*Aim of the task*
Scan the records for the word "this". Copy each line that includes it.

*Records for the exercise*
begin
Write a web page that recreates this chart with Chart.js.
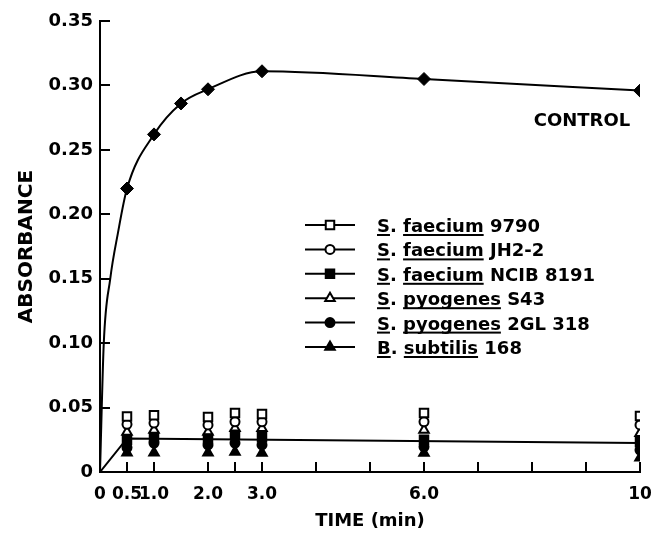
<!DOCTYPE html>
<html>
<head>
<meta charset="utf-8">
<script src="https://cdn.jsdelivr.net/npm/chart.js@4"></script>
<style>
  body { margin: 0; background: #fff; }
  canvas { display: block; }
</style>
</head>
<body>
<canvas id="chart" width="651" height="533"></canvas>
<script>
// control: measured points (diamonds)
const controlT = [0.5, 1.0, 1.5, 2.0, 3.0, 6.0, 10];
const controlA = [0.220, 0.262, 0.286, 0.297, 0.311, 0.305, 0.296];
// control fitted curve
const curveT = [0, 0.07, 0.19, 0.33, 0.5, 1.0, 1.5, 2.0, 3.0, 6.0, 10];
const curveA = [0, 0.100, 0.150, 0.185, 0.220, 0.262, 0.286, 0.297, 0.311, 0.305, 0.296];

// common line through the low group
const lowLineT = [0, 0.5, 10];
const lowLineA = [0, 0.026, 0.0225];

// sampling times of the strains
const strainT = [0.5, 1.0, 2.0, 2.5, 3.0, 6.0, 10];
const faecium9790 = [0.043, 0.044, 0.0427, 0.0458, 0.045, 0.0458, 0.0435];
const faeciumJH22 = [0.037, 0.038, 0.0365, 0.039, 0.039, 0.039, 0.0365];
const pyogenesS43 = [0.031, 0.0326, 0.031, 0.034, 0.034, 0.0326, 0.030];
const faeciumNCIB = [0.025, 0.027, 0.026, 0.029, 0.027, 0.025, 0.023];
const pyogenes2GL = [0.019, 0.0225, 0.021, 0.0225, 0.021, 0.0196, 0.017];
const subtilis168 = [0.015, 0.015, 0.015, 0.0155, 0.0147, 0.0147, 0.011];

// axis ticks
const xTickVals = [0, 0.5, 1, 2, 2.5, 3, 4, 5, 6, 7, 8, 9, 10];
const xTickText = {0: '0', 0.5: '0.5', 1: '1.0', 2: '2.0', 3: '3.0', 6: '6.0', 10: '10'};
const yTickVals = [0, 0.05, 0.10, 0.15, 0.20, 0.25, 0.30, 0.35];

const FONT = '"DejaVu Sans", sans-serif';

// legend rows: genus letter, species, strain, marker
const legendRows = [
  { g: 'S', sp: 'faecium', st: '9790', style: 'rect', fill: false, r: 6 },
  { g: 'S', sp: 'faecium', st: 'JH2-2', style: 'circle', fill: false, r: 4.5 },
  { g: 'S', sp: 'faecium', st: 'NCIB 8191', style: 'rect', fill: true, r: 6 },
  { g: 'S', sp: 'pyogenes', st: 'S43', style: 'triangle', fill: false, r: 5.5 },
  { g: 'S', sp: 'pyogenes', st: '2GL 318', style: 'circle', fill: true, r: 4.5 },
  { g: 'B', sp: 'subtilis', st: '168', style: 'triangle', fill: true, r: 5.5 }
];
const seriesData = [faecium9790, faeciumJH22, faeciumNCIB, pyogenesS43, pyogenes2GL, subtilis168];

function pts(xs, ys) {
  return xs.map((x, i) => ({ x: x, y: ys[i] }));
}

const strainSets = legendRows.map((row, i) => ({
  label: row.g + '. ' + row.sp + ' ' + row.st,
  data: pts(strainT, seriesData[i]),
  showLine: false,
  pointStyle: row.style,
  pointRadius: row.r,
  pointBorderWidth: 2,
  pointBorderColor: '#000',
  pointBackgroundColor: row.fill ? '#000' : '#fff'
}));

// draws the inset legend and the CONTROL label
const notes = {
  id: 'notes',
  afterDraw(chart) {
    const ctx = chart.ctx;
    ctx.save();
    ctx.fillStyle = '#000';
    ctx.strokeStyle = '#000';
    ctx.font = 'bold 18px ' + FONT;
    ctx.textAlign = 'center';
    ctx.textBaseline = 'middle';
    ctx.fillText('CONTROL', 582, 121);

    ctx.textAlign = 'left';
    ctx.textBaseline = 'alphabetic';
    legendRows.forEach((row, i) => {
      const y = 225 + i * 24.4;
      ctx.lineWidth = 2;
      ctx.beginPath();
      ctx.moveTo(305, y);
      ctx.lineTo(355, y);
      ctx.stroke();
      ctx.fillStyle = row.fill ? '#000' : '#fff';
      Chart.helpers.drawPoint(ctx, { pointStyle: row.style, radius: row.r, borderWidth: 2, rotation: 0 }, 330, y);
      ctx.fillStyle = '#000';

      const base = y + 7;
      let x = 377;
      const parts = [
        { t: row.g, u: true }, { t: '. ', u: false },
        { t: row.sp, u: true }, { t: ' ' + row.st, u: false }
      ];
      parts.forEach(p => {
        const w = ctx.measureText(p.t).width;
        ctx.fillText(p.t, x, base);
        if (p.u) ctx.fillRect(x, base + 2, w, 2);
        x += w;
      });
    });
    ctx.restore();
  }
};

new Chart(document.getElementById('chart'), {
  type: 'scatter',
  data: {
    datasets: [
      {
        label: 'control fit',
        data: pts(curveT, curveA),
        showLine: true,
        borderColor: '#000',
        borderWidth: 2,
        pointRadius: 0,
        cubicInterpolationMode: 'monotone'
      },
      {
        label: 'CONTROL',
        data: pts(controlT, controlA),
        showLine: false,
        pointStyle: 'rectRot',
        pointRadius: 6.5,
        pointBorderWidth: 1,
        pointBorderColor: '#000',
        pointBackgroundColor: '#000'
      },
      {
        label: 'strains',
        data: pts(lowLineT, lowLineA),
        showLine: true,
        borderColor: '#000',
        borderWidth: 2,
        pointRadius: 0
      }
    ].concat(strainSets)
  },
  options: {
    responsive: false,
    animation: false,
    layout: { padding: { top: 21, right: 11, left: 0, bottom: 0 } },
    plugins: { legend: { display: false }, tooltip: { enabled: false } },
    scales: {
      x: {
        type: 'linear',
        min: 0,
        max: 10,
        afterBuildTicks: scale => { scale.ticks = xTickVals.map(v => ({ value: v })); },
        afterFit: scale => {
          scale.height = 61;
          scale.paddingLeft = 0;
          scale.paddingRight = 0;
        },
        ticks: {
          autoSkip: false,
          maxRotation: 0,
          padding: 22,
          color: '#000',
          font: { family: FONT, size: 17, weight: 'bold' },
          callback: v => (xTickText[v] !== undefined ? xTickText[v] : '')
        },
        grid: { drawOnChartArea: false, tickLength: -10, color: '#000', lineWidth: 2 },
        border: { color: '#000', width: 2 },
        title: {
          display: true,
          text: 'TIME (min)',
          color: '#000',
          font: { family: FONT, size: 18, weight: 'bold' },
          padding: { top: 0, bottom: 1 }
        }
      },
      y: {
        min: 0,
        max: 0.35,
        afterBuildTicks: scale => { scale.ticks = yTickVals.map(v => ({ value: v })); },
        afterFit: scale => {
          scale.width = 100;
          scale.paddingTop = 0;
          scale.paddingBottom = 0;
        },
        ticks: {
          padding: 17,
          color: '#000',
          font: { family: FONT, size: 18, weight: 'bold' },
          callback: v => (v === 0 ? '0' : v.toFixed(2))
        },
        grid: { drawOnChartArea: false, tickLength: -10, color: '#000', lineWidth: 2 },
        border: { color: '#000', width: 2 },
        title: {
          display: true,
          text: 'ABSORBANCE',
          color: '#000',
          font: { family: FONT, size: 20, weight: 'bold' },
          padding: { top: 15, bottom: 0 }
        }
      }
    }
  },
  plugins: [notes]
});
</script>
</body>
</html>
end
begin
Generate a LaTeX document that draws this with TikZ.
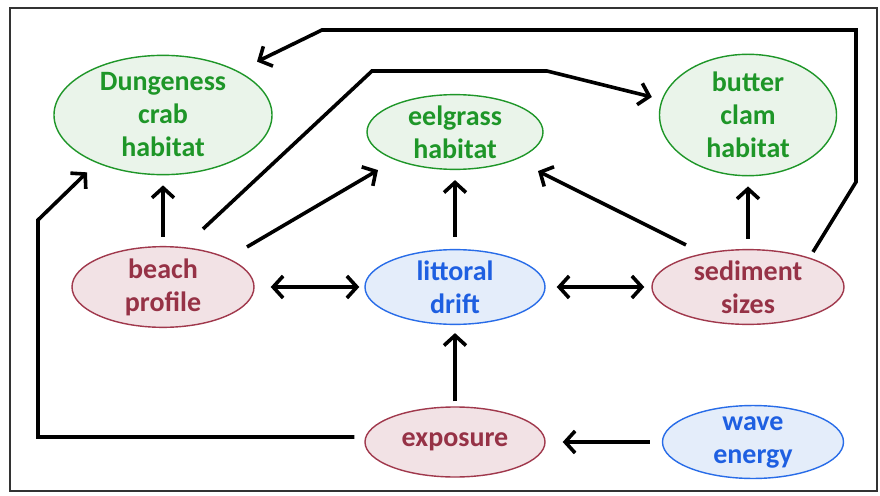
end
begin
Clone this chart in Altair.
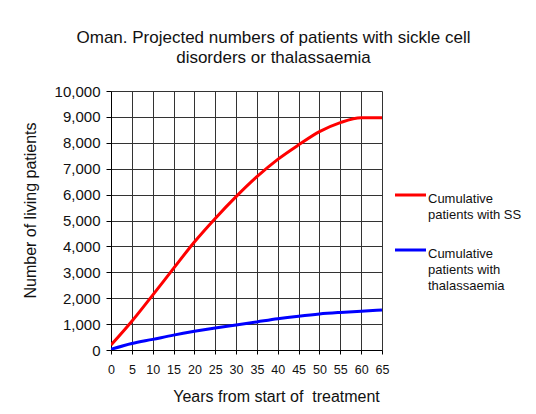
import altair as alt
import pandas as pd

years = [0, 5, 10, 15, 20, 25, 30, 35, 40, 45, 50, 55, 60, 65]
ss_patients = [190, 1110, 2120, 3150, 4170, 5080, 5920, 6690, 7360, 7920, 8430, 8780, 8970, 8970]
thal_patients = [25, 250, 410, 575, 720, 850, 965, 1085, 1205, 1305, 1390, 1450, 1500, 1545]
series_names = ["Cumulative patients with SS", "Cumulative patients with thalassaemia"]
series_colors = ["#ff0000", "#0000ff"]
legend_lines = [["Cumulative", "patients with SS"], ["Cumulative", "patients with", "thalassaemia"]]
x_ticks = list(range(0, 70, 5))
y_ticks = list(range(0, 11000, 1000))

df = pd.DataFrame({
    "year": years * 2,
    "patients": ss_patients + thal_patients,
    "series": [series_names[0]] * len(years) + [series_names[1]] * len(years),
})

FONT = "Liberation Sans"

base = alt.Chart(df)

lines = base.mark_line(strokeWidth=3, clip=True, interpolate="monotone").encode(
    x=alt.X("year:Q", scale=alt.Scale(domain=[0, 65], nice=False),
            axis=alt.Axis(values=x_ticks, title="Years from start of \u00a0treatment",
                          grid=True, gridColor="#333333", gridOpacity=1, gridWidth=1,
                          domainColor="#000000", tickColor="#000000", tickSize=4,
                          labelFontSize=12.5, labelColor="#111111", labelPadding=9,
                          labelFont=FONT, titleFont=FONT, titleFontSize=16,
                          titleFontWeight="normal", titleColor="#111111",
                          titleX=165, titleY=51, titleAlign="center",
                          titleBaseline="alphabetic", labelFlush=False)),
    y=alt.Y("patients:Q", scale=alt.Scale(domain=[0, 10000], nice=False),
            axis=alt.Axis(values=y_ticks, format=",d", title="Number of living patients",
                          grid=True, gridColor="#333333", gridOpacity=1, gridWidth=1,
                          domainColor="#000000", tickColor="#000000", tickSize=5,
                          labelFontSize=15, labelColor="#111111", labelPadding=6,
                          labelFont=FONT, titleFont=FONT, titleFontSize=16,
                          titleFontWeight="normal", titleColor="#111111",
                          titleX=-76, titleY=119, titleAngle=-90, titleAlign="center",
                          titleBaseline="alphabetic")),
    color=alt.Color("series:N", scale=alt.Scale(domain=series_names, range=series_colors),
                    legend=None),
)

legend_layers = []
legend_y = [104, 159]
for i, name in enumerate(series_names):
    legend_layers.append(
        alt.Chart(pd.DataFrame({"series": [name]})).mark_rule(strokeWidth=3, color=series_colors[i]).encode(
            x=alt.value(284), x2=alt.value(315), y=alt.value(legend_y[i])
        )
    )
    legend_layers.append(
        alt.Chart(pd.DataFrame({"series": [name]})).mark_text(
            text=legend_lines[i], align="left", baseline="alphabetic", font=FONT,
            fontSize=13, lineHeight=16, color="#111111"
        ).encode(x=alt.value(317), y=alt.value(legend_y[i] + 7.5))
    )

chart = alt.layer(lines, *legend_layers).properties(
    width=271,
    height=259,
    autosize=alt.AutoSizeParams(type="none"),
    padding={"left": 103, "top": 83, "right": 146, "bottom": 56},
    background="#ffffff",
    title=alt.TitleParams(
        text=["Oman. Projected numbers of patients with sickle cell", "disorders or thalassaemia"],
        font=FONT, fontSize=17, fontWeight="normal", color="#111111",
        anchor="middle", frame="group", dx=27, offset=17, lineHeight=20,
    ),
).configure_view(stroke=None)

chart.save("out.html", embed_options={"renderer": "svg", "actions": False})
end
*Output below*
Write a web page that recreates this chart with Chart.js.
Generate a LaTeX document that draws this with TikZ.
Clone this chart in Altair.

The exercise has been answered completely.